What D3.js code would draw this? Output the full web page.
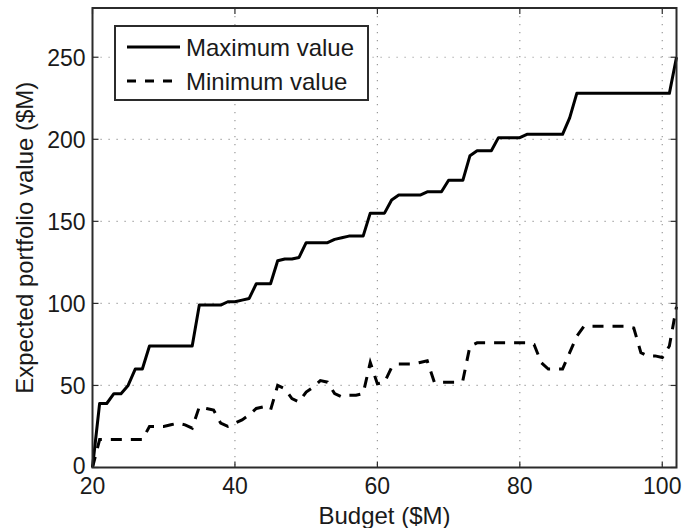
<!DOCTYPE html>
<html>
<head>
<meta charset="utf-8">
<script src="https://cdn.jsdelivr.net/npm/d3@7"></script>
<style>
  html, body { margin: 0; padding: 0; background: #fff; }
  svg { display: block; font-family: "Liberation Sans", Arial, sans-serif; }
</style>
</head>
<body>
<svg id="chart" width="683" height="528"></svg>
<script>
// Budget levels ($M)
const budget = d3.range(20, 103);

// Expected portfolio value ($M) at each budget level
const maxValue = [
  0, 39, 39, 45, 45, 50, 60, 60, 74, 74,            // 20-29
  74, 74, 74, 74, 74, 99, 99, 99, 99, 101,          // 30-39
  101, 102, 103, 112, 112, 112, 126, 127, 127, 128, // 40-49
  137, 137, 137, 137, 139, 140, 141, 141, 141, 155, // 50-59
  155, 155, 163, 166, 166, 166, 166, 168, 168, 168, // 60-69
  175, 175, 175, 190, 193, 193, 193, 201, 201, 201, // 70-79
  201, 203, 203, 203, 203, 203, 203, 213, 228, 228, // 80-89
  228, 228, 228, 228, 228, 228, 228, 228, 228, 228, // 90-99
  228, 228, 250                                     // 100-102
];

const minValue = [
  0, 17, 17, 17, 17, 17, 17, 17, 25, 25,            // 20-29
  25, 26, 27, 26, 24, 37, 36, 35, 27, 25,           // 30-39
  27, 29, 32, 36, 37, 35, 50, 48, 42, 40,           // 40-49
  46, 49, 53, 52, 45, 43, 44, 44, 45, 64,           // 50-59
  51, 52, 61, 63, 63, 63, 64, 65, 52, 52,           // 60-69
  52, 52, 53, 74, 76, 76, 76, 76, 76, 76,           // 70-79
  76, 76, 75, 64, 60, 60, 60, 70, 80, 86,           // 80-89
  86, 86, 86, 86, 86, 86, 85, 70, 68, 68,           // 90-99
  67, 74, 98                                        // 100-102
];

const xTicks = [20, 40, 60, 80, 100];
const yTicks = [0, 50, 100, 150, 200, 250];

const seriesNames = ["Maximum value", "Minimum value"];

const svg = d3.select("#chart");
const plot = { left: 92.5, right: 676.5, top: 8, bottom: 467.5 };

const x = d3.scaleLinear().domain([20, 102]).range([plot.left, plot.right]);
const y = d3.scaleLinear().domain([0, 280]).range([plot.bottom, plot.top]);

const textColor = "#1a1a1a";
const frameColor = "#2b2b2b";
const dash = "11,9";

// Dotted grid
const grid = svg.append("g");
grid.selectAll("line.gx").data(xTicks.filter(d => d > 20)).enter().append("line")
  .attr("x1", d => x(d)).attr("x2", d => x(d))
  .attr("y1", plot.top).attr("y2", plot.bottom)
  .attr("stroke", "#9a9a9a").attr("stroke-width", 1.2)
  .attr("stroke-dasharray", "1.2,6.8");
grid.selectAll("line.gy").data(yTicks.filter(d => d > 0)).enter().append("line")
  .attr("x1", plot.left).attr("x2", plot.right)
  .attr("y1", d => y(d)).attr("y2", d => y(d))
  .attr("stroke", "#9a9a9a").attr("stroke-width", 1.2)
  .attr("stroke-dasharray", "1.2,6.8");

// Inward tick marks on all four sides
const tickLen = 6;
const ticks = svg.append("g").attr("stroke", frameColor).attr("stroke-width", 1.2);
xTicks.forEach(d => {
  ticks.append("line").attr("x1", x(d)).attr("x2", x(d)).attr("y1", plot.bottom).attr("y2", plot.bottom - tickLen);
  ticks.append("line").attr("x1", x(d)).attr("x2", x(d)).attr("y1", plot.top).attr("y2", plot.top + tickLen);
});
yTicks.forEach(d => {
  ticks.append("line").attr("x1", plot.left).attr("x2", plot.left + tickLen).attr("y1", y(d)).attr("y2", y(d));
  ticks.append("line").attr("x1", plot.right).attr("x2", plot.right - tickLen).attr("y1", y(d)).attr("y2", y(d));
});

// Series lines
const line = d3.line().x((d, i) => x(budget[i])).y(d => y(d));
svg.append("path").datum(maxValue)
  .attr("d", line).attr("fill", "none")
  .attr("stroke", "#000").attr("stroke-width", 3).attr("stroke-linejoin", "round");
svg.append("path").datum(minValue)
  .attr("d", line).attr("fill", "none")
  .attr("stroke", "#000").attr("stroke-width", 3).attr("stroke-dasharray", dash);

// Axes frame
svg.append("rect")
  .attr("x", plot.left).attr("y", plot.top)
  .attr("width", plot.right - plot.left).attr("height", plot.bottom - plot.top)
  .attr("fill", "none").attr("stroke", frameColor).attr("stroke-width", 2);

// Tick labels
svg.append("g").selectAll("text").data(xTicks).enter().append("text")
  .attr("x", d => x(d)).attr("y", 494)
  .attr("text-anchor", "middle").attr("font-size", 23).attr("fill", textColor)
  .text(d => d);
svg.append("g").selectAll("text").data(yTicks).enter().append("text")
  .attr("x", plot.left - 7).attr("y", d => y(d) - (d === 0 ? 2 : 0)).attr("dy", "0.36em")
  .attr("text-anchor", "end").attr("font-size", 23).attr("fill", textColor)
  .text(d => d);

// Axis titles
svg.append("text")
  .attr("x", (plot.left + plot.right) / 2).attr("y", 524)
  .attr("text-anchor", "middle").attr("font-size", 24).attr("fill", textColor)
  .text("Budget ($M)");
svg.append("text")
  .attr("transform", `translate(33,${(plot.top + plot.bottom) / 2}) rotate(-90)`)
  .attr("text-anchor", "middle").attr("font-size", 24).attr("fill", textColor)
  .text("Expected portfolio value ($M)");

// Legend
const legend = svg.append("g");
legend.append("rect")
  .attr("x", 115).attr("y", 26).attr("width", 253).attr("height", 74)
  .attr("fill", "#fff").attr("stroke", frameColor).attr("stroke-width", 2);
const legendRows = [
  { name: seriesNames[0], cy: 47, dashed: false },
  { name: seriesNames[1], cy: 81, dashed: true }
];
legendRows.forEach(r => {
  legend.append("line")
    .attr("x1", 127).attr("x2", 180).attr("y1", r.cy).attr("y2", r.cy)
    .attr("stroke", "#000").attr("stroke-width", 3)
    .attr("stroke-dasharray", r.dashed ? "9,9" : null);
  legend.append("text")
    .attr("x", 186).attr("y", r.cy).attr("dy", "0.36em")
    .attr("font-size", 24).attr("fill", textColor)
    .text(r.name);
});
</script>
</body>
</html>
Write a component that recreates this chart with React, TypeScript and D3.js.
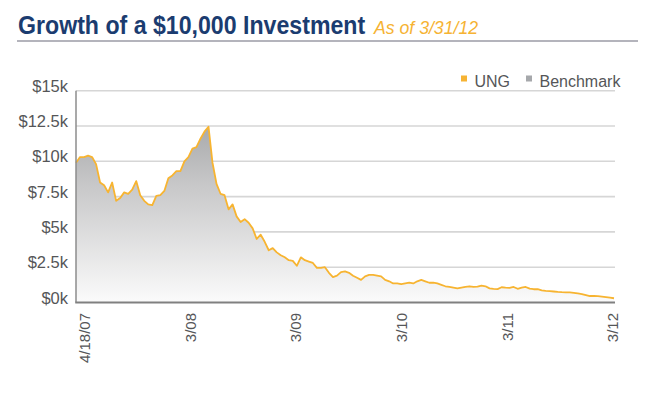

::::::::

Each line of the data should be quoted exactly, with pictures left out.

**FINISHED ANSWER**
What D3.js code would draw this? Output the full web page.
<!DOCTYPE html>
<html>
<head>
<meta charset="utf-8">
<script src="https://cdn.jsdelivr.net/npm/d3@7"></script>
<style>
  html, body { margin: 0; padding: 0; background: #fff; }
  svg { display: block; font-family: "Liberation Sans", Arial, sans-serif; }
</style>
</head>
<body>
<svg id="chart" width="683" height="528"></svg>
<script>
// Budget levels ($M)
const budget = d3.range(20, 103);

// Expected portfolio value ($M) at each budget level
const maxValue = [
  0, 39, 39, 45, 45, 50, 60, 60, 74, 74,            // 20-29
  74, 74, 74, 74, 74, 99, 99, 99, 99, 101,          // 30-39
  101, 102, 103, 112, 112, 112, 126, 127, 127, 128, // 40-49
  137, 137, 137, 137, 139, 140, 141, 141, 141, 155, // 50-59
  155, 155, 163, 166, 166, 166, 166, 168, 168, 168, // 60-69
  175, 175, 175, 190, 193, 193, 193, 201, 201, 201, // 70-79
  201, 203, 203, 203, 203, 203, 203, 213, 228, 228, // 80-89
  228, 228, 228, 228, 228, 228, 228, 228, 228, 228, // 90-99
  228, 228, 250                                     // 100-102
];

const minValue = [
  0, 17, 17, 17, 17, 17, 17, 17, 25, 25,            // 20-29
  25, 26, 27, 26, 24, 37, 36, 35, 27, 25,           // 30-39
  27, 29, 32, 36, 37, 35, 50, 48, 42, 40,           // 40-49
  46, 49, 53, 52, 45, 43, 44, 44, 45, 64,           // 50-59
  51, 52, 61, 63, 63, 63, 64, 65, 52, 52,           // 60-69
  52, 52, 53, 74, 76, 76, 76, 76, 76, 76,           // 70-79
  76, 76, 75, 64, 60, 60, 60, 70, 80, 86,           // 80-89
  86, 86, 86, 86, 86, 86, 85, 70, 68, 68,           // 90-99
  67, 74, 98                                        // 100-102
];

const xTicks = [20, 40, 60, 80, 100];
const yTicks = [0, 50, 100, 150, 200, 250];

const seriesNames = ["Maximum value", "Minimum value"];

const svg = d3.select("#chart");
const plot = { left: 92.5, right: 676.5, top: 8, bottom: 467.5 };

const x = d3.scaleLinear().domain([20, 102]).range([plot.left, plot.right]);
const y = d3.scaleLinear().domain([0, 280]).range([plot.bottom, plot.top]);

const textColor = "#1a1a1a";
const frameColor = "#2b2b2b";
const dash = "11,9";

// Dotted grid
const grid = svg.append("g");
grid.selectAll("line.gx").data(xTicks.filter(d => d > 20)).enter().append("line")
  .attr("x1", d => x(d)).attr("x2", d => x(d))
  .attr("y1", plot.top).attr("y2", plot.bottom)
  .attr("stroke", "#9a9a9a").attr("stroke-width", 1.2)
  .attr("stroke-dasharray", "1.2,6.8");
grid.selectAll("line.gy").data(yTicks.filter(d => d > 0)).enter().append("line")
  .attr("x1", plot.left).attr("x2", plot.right)
  .attr("y1", d => y(d)).attr("y2", d => y(d))
  .attr("stroke", "#9a9a9a").attr("stroke-width", 1.2)
  .attr("stroke-dasharray", "1.2,6.8");

// Inward tick marks on all four sides
const tickLen = 6;
const ticks = svg.append("g").attr("stroke", frameColor).attr("stroke-width", 1.2);
xTicks.forEach(d => {
  ticks.append("line").attr("x1", x(d)).attr("x2", x(d)).attr("y1", plot.bottom).attr("y2", plot.bottom - tickLen);
  ticks.append("line").attr("x1", x(d)).attr("x2", x(d)).attr("y1", plot.top).attr("y2", plot.top + tickLen);
});
yTicks.forEach(d => {
  ticks.append("line").attr("x1", plot.left).attr("x2", plot.left + tickLen).attr("y1", y(d)).attr("y2", y(d));
  ticks.append("line").attr("x1", plot.right).attr("x2", plot.right - tickLen).attr("y1", y(d)).attr("y2", y(d));
});

// Series lines
const line = d3.line().x((d, i) => x(budget[i])).y(d => y(d));
svg.append("path").datum(maxValue)
  .attr("d", line).attr("fill", "none")
  .attr("stroke", "#000").attr("stroke-width", 3).attr("stroke-linejoin", "round");
svg.append("path").datum(minValue)
  .attr("d", line).attr("fill", "none")
  .attr("stroke", "#000").attr("stroke-width", 3).attr("stroke-dasharray", dash);

// Axes frame
svg.append("rect")
  .attr("x", plot.left).attr("y", plot.top)
  .attr("width", plot.right - plot.left).attr("height", plot.bottom - plot.top)
  .attr("fill", "none").attr("stroke", frameColor).attr("stroke-width", 2);

// Tick labels
svg.append("g").selectAll("text").data(xTicks).enter().append("text")
  .attr("x", d => x(d)).attr("y", 494)
  .attr("text-anchor", "middle").attr("font-size", 23).attr("fill", textColor)
  .text(d => d);
svg.append("g").selectAll("text").data(yTicks).enter().append("text")
  .attr("x", plot.left - 7).attr("y", d => y(d) - (d === 0 ? 2 : 0)).attr("dy", "0.36em")
  .attr("text-anchor", "end").attr("font-size", 23).attr("fill", textColor)
  .text(d => d);

// Axis titles
svg.append("text")
  .attr("x", (plot.left + plot.right) / 2).attr("y", 524)
  .attr("text-anchor", "middle").attr("font-size", 24).attr("fill", textColor)
  .text("Budget ($M)");
svg.append("text")
  .attr("transform", `translate(33,${(plot.top + plot.bottom) / 2}) rotate(-90)`)
  .attr("text-anchor", "middle").attr("font-size", 24).attr("fill", textColor)
  .text("Expected portfolio value ($M)");

// Legend
const legend = svg.append("g");
legend.append("rect")
  .attr("x", 115).attr("y", 26).attr("width", 253).attr("height", 74)
  .attr("fill", "#fff").attr("stroke", frameColor).attr("stroke-width", 2);
const legendRows = [
  { name: seriesNames[0], cy: 47, dashed: false },
  { name: seriesNames[1], cy: 81, dashed: true }
];
legendRows.forEach(r => {
  legend.append("line")
    .attr("x1", 127).attr("x2", 180).attr("y1", r.cy).attr("y2", r.cy)
    .attr("stroke", "#000").attr("stroke-width", 3)
    .attr("stroke-dasharray", r.dashed ? "9,9" : null);
  legend.append("text")
    .attr("x", 186).attr("y", r.cy).attr("dy", "0.36em")
    .attr("font-size", 24).attr("fill", textColor)
    .text(r.name);
});
</script>
</body>
</html>
Write a component that recreates this chart with React, TypeScript and D3.js.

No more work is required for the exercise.